The Guardian has reached for the smelling salts as Warren Buffett tells us all that slashing jobs is just the capitalist way. Yes, it’s that time of year again: Woodstock for capitalists, the Berkshire Hathaway annual general meeting.
The meeting is an opportunity to hear all sorts of folksy wisdom from Buffett and his sidekick Charlie Munger. This year, remarking on how their joint attempt with 3G to take over Kraft Heinz has led to firings, jobs losses and rationalisations, Buffett said that is just how capitalism does it. Businesses strip out costs so as to be able to make things more cheaply and thus boost the profit margins.
One can see why The Guardian is having fainting fits: the oppressed workers being thrown on the scrap heap by the plutocrats.
But Buffett is wrong. This isn’t the capitalist way at all. This is just the way that any and every economy should work. Whether communist, socialist, social democratic or capitalist, all economies will economise on inputs into a process. That is what actually makes us richer.
Buffett’s subsequent point – that “people live better when there is more output per capita” – is right. But that’s not specific to capitalism.
That takes us back to the original economic problem. Human desires and wants are unlimited and yet we only have scarce resources with which to meet them. Economics is the study of how we allocate those scarce resources to meet our wants. And we get the most desires sated by being economical with our use of resources.
To take a very technical example, back when the 80286 Intel processor was still a pretty neat idea the gold plating on its connector pins was some 200 nanometres thick. Today’s much faster processors have plating on pins of perhaps two nanometres.
We are able to make 100 times as many processors from the same amount of that scarce resource. And we know that gold is scarce; that’s why it costs upwards of $1,000 an ounce. Being economical with the gold has made us richer, because we have more processors.
Human labour is also a scarce resource. And being economical with the use of it is the very thing which makes us richer. To flesh out Buffett’s point, if 100 people make 100 widgets, and then we increase productivity so that 100 people make 200 widgets then everyone is richer by one widget a head.
But there’s another much more important sense in which, as Paul Krugman has pointed out, productivity isn’t everything but in the long run it’s pretty much everything.
Imagine a society in which everyone is a subsistence peasant. Give or take a few Kings and priests that was pretty much all of human history before 1750 or so. Then we make agriculture more productive, we raise output per head among those who wander muddy fields.
Suddenly we’re all getting three square meals a day, not the normal human historical experience. But that’s not really what makes us richer here. Today, instead of everyone working in the fields, just 2 per cent of us do so. The other 98 per cent of the population are busing trying to sate some other human desire or want. And thus, we have the labour to run a health service, libraries, ballet companies, vital cat picture websites, manufacturing, ketchup plants and the like.
Being economical with labour is the very thing that makes civilisation itself possible.
Again, this isn’t specific to capitalism. Any economic system worth the name is going to continually strive to reduce inputs into production.
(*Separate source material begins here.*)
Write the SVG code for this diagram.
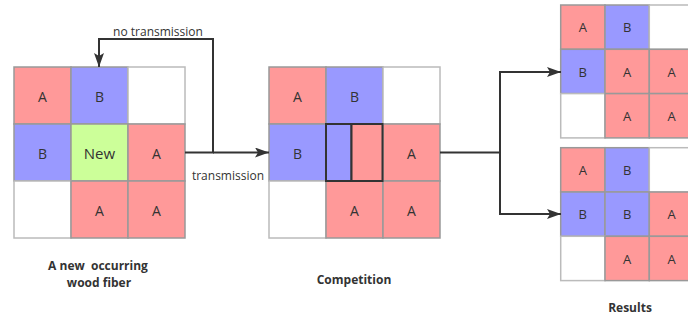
<svg xmlns="http://www.w3.org/2000/svg" width="688" height="320" viewBox="0 0 688 320">
<defs>
<marker id="arr" viewBox="0 0 14 10" refX="14" refY="5" markerWidth="14" markerHeight="10" markerUnits="userSpaceOnUse" orient="auto">
<path d="M0,0 L14,5 L0,10 L3,5 Z" fill="#333"/>
</marker>
</defs>
<style>
.a{fill:#FF9999;stroke:#999;stroke-width:1.5}
.b{fill:#9999FF;stroke:#999;stroke-width:1.5}
.w{fill:#FFFFFF;stroke:#bbb;stroke-width:1.5}
.g{fill:#CCFF99;stroke:#999;stroke-width:1.5}
.t{font-family:"Open Sans","Noto Sans",sans-serif;font-size:14px;fill:#333;text-anchor:middle;dominant-baseline:central}
.s{font-size:13px}
.lbl{font-family:"Open Sans","Noto Sans",sans-serif;font-size:12px;fill:#333;text-anchor:middle}
.cap{font-family:"Open Sans","Noto Sans",sans-serif;font-size:12px;font-weight:bold;fill:#333;text-anchor:middle}
.ln{fill:none;stroke:#333;stroke-width:2}
</style>
<g id="grid-new">
<rect class="a" x="14" y="67" width="57" height="57"/><text class="t" x="42.5" y="96">A</text>
<rect class="b" x="71" y="67" width="57" height="57"/><text class="t" x="99.5" y="96">B</text>
<rect class="w" x="128" y="67" width="57" height="57"/>
<rect class="b" x="14" y="124" width="57" height="57"/><text class="t" x="42.5" y="153">B</text>
<rect class="g" x="71" y="124" width="57" height="57"/><text class="t" x="99.5" y="153" style="font-size:15px">New</text>
<rect class="a" x="128" y="124" width="57" height="57"/><text class="t" x="156.5" y="153">A</text>
<rect class="w" x="14" y="181" width="57" height="57"/>
<rect class="a" x="71" y="181" width="57" height="57"/><text class="t" x="99.5" y="210">A</text>
<rect class="a" x="128" y="181" width="57" height="57"/><text class="t" x="156.5" y="210">A</text>
<text class="cap" x="98" y="270" xml:space="preserve">A new  occurring</text>
<text class="cap" x="99" y="287">wood fiber</text>
</g>
<g id="grid-competition">
<rect class="a" x="269" y="67" width="57" height="57"/><text class="t" x="297.5" y="96">A</text>
<rect class="b" x="326" y="67" width="57" height="57"/><text class="t" x="354.5" y="96">B</text>
<rect class="w" x="383" y="67" width="57" height="57"/>
<rect class="b" x="269" y="124" width="57" height="57"/><text class="t" x="297.5" y="153">B</text>
<rect class="a" x="383" y="124" width="57" height="57"/><text class="t" x="411.5" y="153">A</text>
<rect class="w" x="269" y="181" width="57" height="57"/>
<rect class="a" x="326" y="181" width="57" height="57"/><text class="t" x="354.5" y="210">A</text>
<rect class="a" x="383" y="181" width="57" height="57"/><text class="t" x="411.5" y="210">A</text>
<rect x="326" y="124" width="25.5" height="57" fill="#9999FF" stroke="#333" stroke-width="2"/>
<rect x="351.5" y="124" width="31" height="57" fill="#FF9999" stroke="#333" stroke-width="2"/>
<text class="cap" x="354" y="284">Competition</text>
</g>
<g id="grid-result-1">
<rect class="a" x="560.7" y="5" width="44.3" height="44.3"/><text class="t s" x="582.8" y="27.2">A</text>
<rect class="b" x="605" y="5" width="44.3" height="44.3"/><text class="t s" x="627.2" y="27.2">B</text>
<rect class="w" x="649.3" y="5" width="44.3" height="44.3"/>
<rect class="b" x="560.7" y="49.3" width="44.3" height="44.3"/><text class="t s" x="582.8" y="71.5">B</text>
<rect class="a" x="605" y="49.3" width="44.3" height="44.3"/><text class="t s" x="627.2" y="71.5">A</text>
<rect class="a" x="649.3" y="49.3" width="44.3" height="44.3"/><text class="t s" x="671.5" y="71.5">A</text>
<rect class="w" x="560.7" y="93.6" width="44.3" height="44.3"/>
<rect class="a" x="605" y="93.6" width="44.3" height="44.3"/><text class="t s" x="627.2" y="115.8">A</text>
<rect class="a" x="649.3" y="93.6" width="44.3" height="44.3"/><text class="t s" x="671.5" y="115.8">A</text>
</g>
<g id="grid-result-2">
<rect class="a" x="560.7" y="147.7" width="44.3" height="44.3"/><text class="t s" x="582.8" y="169.9">A</text>
<rect class="b" x="605" y="147.7" width="44.3" height="44.3"/><text class="t s" x="627.2" y="169.9">B</text>
<rect class="w" x="649.3" y="147.7" width="44.3" height="44.3"/>
<rect class="b" x="560.7" y="192" width="44.3" height="44.3"/><text class="t s" x="582.8" y="214.2">B</text>
<rect class="b" x="605" y="192" width="44.3" height="44.3"/><text class="t s" x="627.2" y="214.2">B</text>
<rect class="a" x="649.3" y="192" width="44.3" height="44.3"/><text class="t s" x="671.5" y="214.2">A</text>
<rect class="w" x="560.7" y="236.3" width="44.3" height="44.3"/>
<rect class="a" x="605" y="236.3" width="44.3" height="44.3"/><text class="t s" x="627.2" y="258.5">A</text>
<rect class="a" x="649.3" y="236.3" width="44.3" height="44.3"/><text class="t s" x="671.5" y="258.5">A</text>
<text class="cap" x="630" y="312">Results</text>
</g>
<g id="connectors">
<path class="ln" d="M185,152.5 H213 V39 H99 V67" marker-end="url(#arr)"/>
<path class="ln" d="M213,152.5 H269" marker-end="url(#arr)"/>
<path class="ln" d="M440,152.5 H500 V72 H561" marker-end="url(#arr)"/>
<path class="ln" d="M500,152.5 V214 H561" marker-end="url(#arr)"/>
<text class="lbl" x="158" y="36">no transmission</text>
<text class="lbl" x="228" y="180">transmission</text>
</g>
</svg>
And human labour really is just one of those inputs. Being economical with it makes us richer not just by the increased output from those still doing the original process, but by the new and different things the now displaced labour goes on to produce instead.
As to who gets that increased production, a purely capitalist system might indeed see just the plutocrats getting that extra. But that isn’t what actually happens, William Nordhaus has pointed out. The entrepreneurs – for devising a new process which uses different or fewer inputs is the very definition of entrepreneurship – end up with some 3 per cent or so of the value they create. The remaining 97 per cent flows to the rest of us in the form of consumer surplus. And it isn’t capitalism that does that, it’s markets. Markets in which one can spot a new idea being used by another then copy it, improve it, compete with it.
As Jason Furman (formerly Chair of Barack Obama’s Council of Economic Advisers) has pointed out about Walmart, a company famously light on the use of labour and paying for it. Reasonable studies show that the company’s policies lowered retail wages – which is exactly the same thing as caused economy in the use of labour – by some $4.7 billion in the year 2000. A separate estimate of the savings that consumers made from the very existence of Walmart – because their low prices means everyone else has to temper their prices, margins and profits – savings of $263 billion in 2004.
Buffett is correct in that using less of a scarce resource, the same thing as higher output per head or raising the productivity of labour, makes us all potentially richer. It’s even possible that capitalism is the best way of encouraging this. But it is markets and competition which mean that the benefits flow to us out here, not just pile up in the capitalists’ vaults.
This is, though, about more than poking fun at The Guardian. Not enough people realise that using fewer resources to do something makes us richer. And yes, human labour is just such a scarce resource that we wish to economise upon using. Perhaps if people understood this, they’d stop arguing that solar power is better than nuclear because it produces more jobs for the same amount of electricity produced.